As before, all of the code used for these benchmarks can be found on Symphonia's Github page. This time around, I've also added a nice Serverless Application Model (SAM) template, to ease deployment. Other than that, I've made no substantive updates to the code.

The benchmark in my previous article was run over the course of two days in February, 2017. For this article, I ran the same benchmarking code over the course of two weeks, across two different AWS regions (us-east-1 and us-west-2). All told, each Lambda function executed over 5000 times.

Just north of California, dreamin’

As you can see from the chart, during this period of time, Lambda performance in the Oregon region (us-west-2) was much more stable than in February. In fact, there are no instances in which a lower-memory Lambda is faster than a higher-memory Lambda (during the same interval). However, performance of individual Lambdas did vary, by as much as 20% even when cold starts are ignored.

Lambda performance, us-west-2

The chaotic performance of February has been followed by two weeks of smooth sailing, so we can go back to assuming that Lambda performance is always consistent. Right?

Wrong. Let's check out a different region.

Heading east, into the fray

This second chart is a little more interesting (although still not nearly as exciting as February). The chart shows Lambda performance in the Northern Virginia region (us-east-1), over the same two week time period as the previous chart.

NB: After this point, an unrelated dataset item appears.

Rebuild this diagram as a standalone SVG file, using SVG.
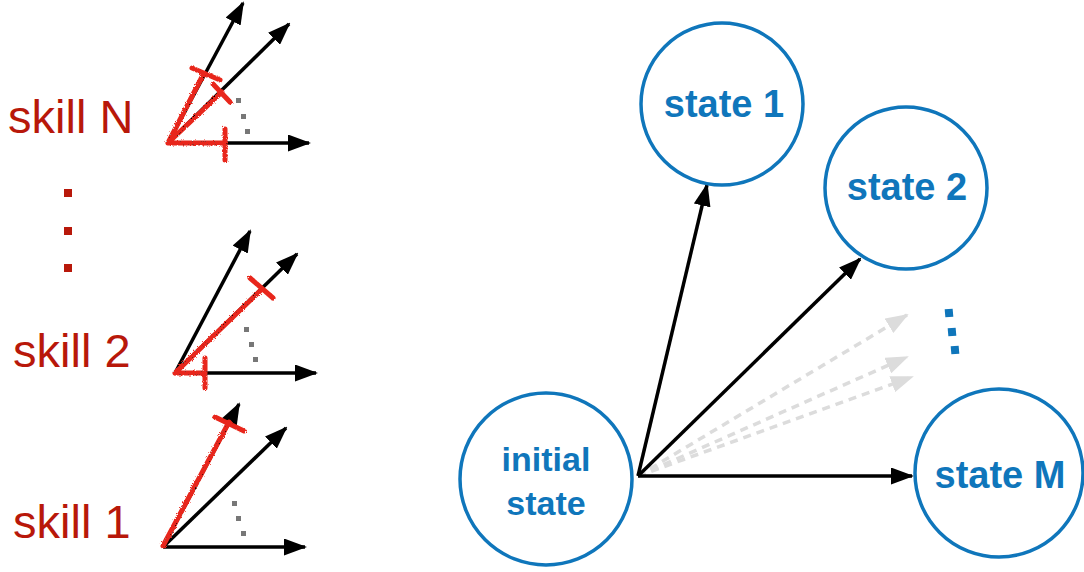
<svg xmlns="http://www.w3.org/2000/svg" width="1084" height="572" viewBox="0 0 1084 572">
<style>
.lbl{font-family:"Liberation Sans",Arial,sans-serif;font-size:47px;fill:#b8180a}
.st{font-family:"Liberation Sans",Arial,sans-serif;font-weight:bold;font-size:38px;fill:#0f76bb;text-anchor:middle}
.st2{font-family:"Liberation Sans",Arial,sans-serif;font-weight:bold;font-size:34px;fill:#0f76bb;text-anchor:middle}
.circ{fill:none;stroke:#0f76bb;stroke-width:3.5}
.ar{stroke:#000;stroke-width:3.5;fill:none;marker-end:url(#ah)}
.gr{stroke:#dcdcdc;stroke-width:3.5;fill:none;stroke-dasharray:8 6;marker-end:url(#gh)}
.red{stroke:#e8261a;stroke-width:5;fill:none;stroke-linecap:round;filter:url(#rough)}
.gd{fill:#777}
.rd{fill:#b8180a}
.bd{fill:#0f76bb}
</style>
<defs>
<marker id="ah" markerUnits="userSpaceOnUse" markerWidth="23" markerHeight="17" refX="21" refY="8.5" orient="auto">
<path d="M0,0 L23,8.5 L0,17 z" fill="#000"/>
</marker>
<marker id="gh" markerUnits="userSpaceOnUse" markerWidth="23" markerHeight="17" refX="21" refY="8.5" orient="auto">
<path d="M0,0 L23,8.5 L0,17 z" fill="#dcdcdc"/>
</marker>
<filter id="rough" x="-20%" y="-20%" width="140%" height="140%">
<feTurbulence type="fractalNoise" baseFrequency="0.9" numOctaves="2" seed="3"/>
<feDisplacementMap in="SourceGraphic" scale="3"/>
</filter>
</defs>

<g id="skill-labels">
<text class="lbl" x="8" y="133">skill N</text>
<rect class="rd" x="64" y="189" width="8" height="8"/>
<rect class="rd" x="64" y="227" width="8" height="8"/>
<rect class="rd" x="64" y="264" width="8" height="8"/>
<text class="lbl" x="13" y="367">skill 2</text>
<text class="lbl" x="13" y="538">skill 1</text>
</g>

<g id="skillN">
<line class="ar" x1="168" y1="143" x2="309" y2="143"/>
<line class="ar" x1="168" y1="143" x2="243" y2="3"/>
<line class="ar" x1="168" y1="143" x2="289" y2="24"/>
<rect class="gd" x="236" y="98" width="5" height="5"/>
<rect class="gd" x="241" y="114" width="5" height="5"/>
<rect class="gd" x="245" y="129" width="5" height="5"/>
<path class="red" d="M168,143 L204,73 M192,68 L220,80 M170,141 L222,92 M213,84 L230,102 M168,143 L225,143 M225,129 L225,160"/>
</g>

<g id="skill2">
<line class="ar" x1="175" y1="373" x2="316" y2="373"/>
<line class="ar" x1="175" y1="373" x2="250" y2="231"/>
<line class="ar" x1="175" y1="373" x2="297" y2="254"/>
<rect class="gd" x="244" y="327" width="5" height="5"/>
<rect class="gd" x="249" y="342" width="5" height="5"/>
<rect class="gd" x="253" y="357" width="5" height="5"/>
<path class="red" d="M175,373 L262,289 M250,278 L273,298 M175,373 L205,373 M205,358 L205,388"/>
</g>

<g id="skill1">
<line class="ar" x1="163" y1="547" x2="305" y2="547"/>
<line class="ar" x1="163" y1="547" x2="239" y2="404"/>
<line class="ar" x1="163" y1="547" x2="286" y2="428"/>
<rect class="gd" x="232" y="501" width="5" height="5"/>
<rect class="gd" x="236" y="516" width="5" height="5"/>
<rect class="gd" x="241" y="531" width="5" height="5"/>
<path class="red" d="M163,546 L229,422 M215,417 L244,431"/>
</g>

<g id="connectors">
<line class="gr" x1="638" y1="476" x2="907" y2="315"/>
<line class="gr" x1="638" y1="476" x2="907" y2="357"/>
<line class="gr" x1="638" y1="476" x2="912" y2="377"/>
<line class="ar" x1="638" y1="476" x2="707" y2="185"/>
<line class="ar" x1="638" y1="476" x2="860" y2="259"/>
<line class="ar" x1="638" y1="476" x2="912" y2="476"/>
</g>

<g id="state1">
<circle class="circ" cx="722" cy="104" r="81"/>
<text class="st" x="724" y="117">state 1</text>
</g>
<g id="state2">
<circle class="circ" cx="906" cy="188" r="81"/>
<text class="st" x="907" y="200">state 2</text>
</g>
<g id="more-states">
<rect class="bd" x="945" y="309" width="8" height="8" transform="rotate(-5 949 313)"/>
<rect class="bd" x="948" y="328" width="8" height="8" transform="rotate(-5 952 332)"/>
<rect class="bd" x="951" y="346" width="8" height="8" transform="rotate(-5 955 350)"/>
</g>
<g id="stateM">
<circle class="circ" cx="999" cy="473" r="84"/>
<text class="st" x="1000" y="488">state M</text>
</g>
<g id="initial">
<circle class="circ" cx="546" cy="479" r="86"/>
<text class="st2" x="546" y="471">initial</text>
<text class="st2" x="546" y="515">state</text>
</g>
</svg>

The first obvious incident in the graph occurred on June 19th (UTC)β€Šβ€”β€Šit's unclear whether this was a more pervasive issue or something isolated to a few specific instances of the benchmarking Lambdas. In any case, performance of the 128, 256, 512, 1024 and 1280 MB Lambdas was dramatically affected for several hours, while the 768 and 1536 MB Lambdas continued executing normally.

The second incident on this chart is the publicly acknowledged Lambda outage that occurred early on June 23rd (UTC), in which Lambdas in the Northern Virginia region were affected. As you can see, the benchmarking Lambdas didn't stop executing, but their performance jittered a bit.

Lambda performance, us-east-1

In the coming months, I'll be regularly revisiting Lambda runtime performance. These benchmarks will continue to run continuously in the Northern Virginia and Oregon AWS regions, and we've mostly automated the metrics processing and charting pipeline to make this information more readily accessible.

The same conclusion

As before, my conclusions remain largely unchanged. Consistent Lambda performance is more likely with a higher memory setting. Most importantly, benchmarks for individual Lambda functions should be run over several hours or days, rather than just a few minutes or a few hundred invocations.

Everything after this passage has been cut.